::: Collected material

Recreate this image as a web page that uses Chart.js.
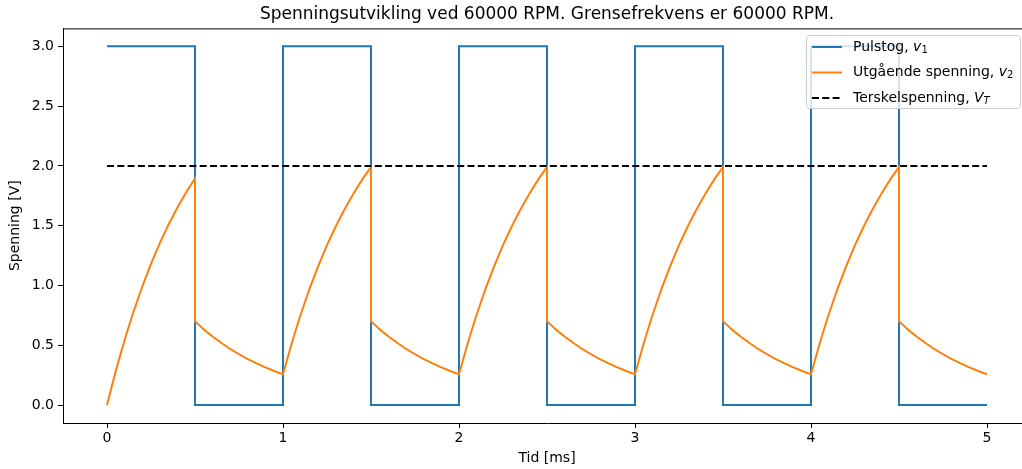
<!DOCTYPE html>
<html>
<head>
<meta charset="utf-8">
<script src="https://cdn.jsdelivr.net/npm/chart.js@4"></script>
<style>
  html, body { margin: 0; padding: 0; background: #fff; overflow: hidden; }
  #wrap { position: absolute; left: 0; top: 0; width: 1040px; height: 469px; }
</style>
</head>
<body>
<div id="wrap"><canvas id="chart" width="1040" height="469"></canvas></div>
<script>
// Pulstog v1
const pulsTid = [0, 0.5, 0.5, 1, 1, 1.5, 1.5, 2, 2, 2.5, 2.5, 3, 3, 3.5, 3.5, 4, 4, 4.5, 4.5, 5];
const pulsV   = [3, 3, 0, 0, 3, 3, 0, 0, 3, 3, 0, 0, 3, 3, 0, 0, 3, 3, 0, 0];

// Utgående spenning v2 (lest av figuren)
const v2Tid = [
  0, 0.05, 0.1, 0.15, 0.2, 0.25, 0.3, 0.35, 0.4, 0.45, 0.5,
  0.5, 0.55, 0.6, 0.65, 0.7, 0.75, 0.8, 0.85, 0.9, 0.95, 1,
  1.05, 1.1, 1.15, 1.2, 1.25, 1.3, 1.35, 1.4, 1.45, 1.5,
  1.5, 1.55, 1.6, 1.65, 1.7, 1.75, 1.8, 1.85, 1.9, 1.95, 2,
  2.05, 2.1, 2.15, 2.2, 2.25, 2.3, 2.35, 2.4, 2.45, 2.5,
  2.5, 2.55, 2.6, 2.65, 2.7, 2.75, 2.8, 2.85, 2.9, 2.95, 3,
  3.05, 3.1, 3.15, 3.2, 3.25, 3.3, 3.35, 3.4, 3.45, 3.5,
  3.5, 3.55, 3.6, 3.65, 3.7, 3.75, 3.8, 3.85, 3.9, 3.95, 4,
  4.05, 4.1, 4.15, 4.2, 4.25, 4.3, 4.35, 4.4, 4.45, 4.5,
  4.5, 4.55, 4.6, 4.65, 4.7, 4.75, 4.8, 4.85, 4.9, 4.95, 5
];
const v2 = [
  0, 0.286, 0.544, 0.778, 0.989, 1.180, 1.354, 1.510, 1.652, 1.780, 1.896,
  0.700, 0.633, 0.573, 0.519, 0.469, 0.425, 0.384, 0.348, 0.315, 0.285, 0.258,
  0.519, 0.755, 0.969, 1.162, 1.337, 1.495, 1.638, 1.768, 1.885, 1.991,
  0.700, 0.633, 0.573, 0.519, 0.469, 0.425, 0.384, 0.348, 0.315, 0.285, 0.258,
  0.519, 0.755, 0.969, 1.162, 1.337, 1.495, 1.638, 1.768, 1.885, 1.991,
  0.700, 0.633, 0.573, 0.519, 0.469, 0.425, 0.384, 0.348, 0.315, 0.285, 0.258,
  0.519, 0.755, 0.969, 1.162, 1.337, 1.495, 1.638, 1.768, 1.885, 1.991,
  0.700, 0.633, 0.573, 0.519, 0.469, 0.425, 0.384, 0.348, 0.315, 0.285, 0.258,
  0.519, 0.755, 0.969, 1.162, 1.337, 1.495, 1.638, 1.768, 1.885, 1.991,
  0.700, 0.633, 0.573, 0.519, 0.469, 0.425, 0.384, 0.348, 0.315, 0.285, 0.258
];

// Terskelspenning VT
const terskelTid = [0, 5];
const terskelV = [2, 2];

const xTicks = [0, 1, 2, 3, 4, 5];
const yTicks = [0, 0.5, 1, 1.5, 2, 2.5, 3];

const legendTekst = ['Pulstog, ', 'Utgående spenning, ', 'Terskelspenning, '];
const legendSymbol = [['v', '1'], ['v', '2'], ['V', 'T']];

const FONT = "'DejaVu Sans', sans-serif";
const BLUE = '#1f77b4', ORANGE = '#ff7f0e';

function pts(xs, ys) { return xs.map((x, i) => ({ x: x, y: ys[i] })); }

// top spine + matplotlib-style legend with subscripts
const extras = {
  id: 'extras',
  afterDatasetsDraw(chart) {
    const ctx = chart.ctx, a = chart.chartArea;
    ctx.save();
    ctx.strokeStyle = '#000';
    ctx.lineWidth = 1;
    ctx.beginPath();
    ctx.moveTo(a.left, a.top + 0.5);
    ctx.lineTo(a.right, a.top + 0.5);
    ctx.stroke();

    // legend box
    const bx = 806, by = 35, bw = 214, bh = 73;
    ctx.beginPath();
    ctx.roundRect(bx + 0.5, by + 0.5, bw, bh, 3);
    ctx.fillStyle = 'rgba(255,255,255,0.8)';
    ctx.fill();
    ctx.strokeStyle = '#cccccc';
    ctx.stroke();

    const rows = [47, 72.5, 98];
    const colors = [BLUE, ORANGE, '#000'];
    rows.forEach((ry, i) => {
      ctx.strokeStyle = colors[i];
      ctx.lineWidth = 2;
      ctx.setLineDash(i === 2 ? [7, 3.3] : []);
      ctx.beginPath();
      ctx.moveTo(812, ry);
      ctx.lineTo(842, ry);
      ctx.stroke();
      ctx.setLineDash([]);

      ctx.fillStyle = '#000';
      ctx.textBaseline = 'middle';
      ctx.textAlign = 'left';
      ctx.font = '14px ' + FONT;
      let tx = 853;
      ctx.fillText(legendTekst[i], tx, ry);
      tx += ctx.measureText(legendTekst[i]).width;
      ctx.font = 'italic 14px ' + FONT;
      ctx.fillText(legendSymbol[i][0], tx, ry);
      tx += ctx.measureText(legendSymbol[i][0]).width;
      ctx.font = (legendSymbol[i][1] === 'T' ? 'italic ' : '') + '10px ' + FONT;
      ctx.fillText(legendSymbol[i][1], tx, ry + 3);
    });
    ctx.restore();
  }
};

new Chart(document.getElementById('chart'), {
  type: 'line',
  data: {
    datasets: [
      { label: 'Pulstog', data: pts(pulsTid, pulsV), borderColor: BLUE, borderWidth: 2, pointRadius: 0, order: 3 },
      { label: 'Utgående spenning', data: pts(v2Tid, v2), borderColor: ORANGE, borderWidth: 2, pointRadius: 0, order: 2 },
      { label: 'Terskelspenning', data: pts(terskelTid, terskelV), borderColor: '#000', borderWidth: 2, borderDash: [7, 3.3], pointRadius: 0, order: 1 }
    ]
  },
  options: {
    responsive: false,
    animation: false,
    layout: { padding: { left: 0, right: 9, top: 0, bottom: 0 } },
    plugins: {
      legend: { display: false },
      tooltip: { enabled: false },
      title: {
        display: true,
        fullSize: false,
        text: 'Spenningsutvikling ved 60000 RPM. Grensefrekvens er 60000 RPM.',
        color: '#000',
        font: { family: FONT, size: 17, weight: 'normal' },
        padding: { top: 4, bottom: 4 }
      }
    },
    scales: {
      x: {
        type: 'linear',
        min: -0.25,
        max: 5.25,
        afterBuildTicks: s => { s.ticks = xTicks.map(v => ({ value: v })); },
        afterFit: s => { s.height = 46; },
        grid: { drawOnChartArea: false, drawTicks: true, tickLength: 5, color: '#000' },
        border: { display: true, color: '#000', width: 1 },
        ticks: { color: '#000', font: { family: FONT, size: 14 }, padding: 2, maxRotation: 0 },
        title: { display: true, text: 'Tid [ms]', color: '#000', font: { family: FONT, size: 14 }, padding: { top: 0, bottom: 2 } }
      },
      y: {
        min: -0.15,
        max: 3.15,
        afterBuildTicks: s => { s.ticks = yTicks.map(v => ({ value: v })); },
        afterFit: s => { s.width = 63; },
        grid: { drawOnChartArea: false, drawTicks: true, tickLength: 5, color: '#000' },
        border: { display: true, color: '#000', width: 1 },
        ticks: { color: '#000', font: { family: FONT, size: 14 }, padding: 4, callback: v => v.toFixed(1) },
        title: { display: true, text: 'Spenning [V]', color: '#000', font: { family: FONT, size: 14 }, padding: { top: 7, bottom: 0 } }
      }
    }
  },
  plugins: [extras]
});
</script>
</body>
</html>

::::::

### What you need to do
Every line from the start of the listing above through the line with "0, 3, 3, 0, 0];" should be repeated exactly; skip the pictures and add nothing else.

### Complete answer
Recreate this image as a web page that uses Chart.js.
<!DOCTYPE html>
<html>
<head>
<meta charset="utf-8">
<script src="https://cdn.jsdelivr.net/npm/chart.js@4"></script>
<style>
  html, body { margin: 0; padding: 0; background: #fff; overflow: hidden; }
  #wrap { position: absolute; left: 0; top: 0; width: 1040px; height: 469px; }
</style>
</head>
<body>
<div id="wrap"><canvas id="chart" width="1040" height="469"></canvas></div>
<script>
// Pulstog v1
const pulsTid = [0, 0.5, 0.5, 1, 1, 1.5, 1.5, 2, 2, 2.5, 2.5, 3, 3, 3.5, 3.5, 4, 4, 4.5, 4.5, 5];
const pulsV   = [3, 3, 0, 0, 3, 3, 0, 0, 3, 3, 0, 0, 3, 3, 0, 0, 3, 3, 0, 0];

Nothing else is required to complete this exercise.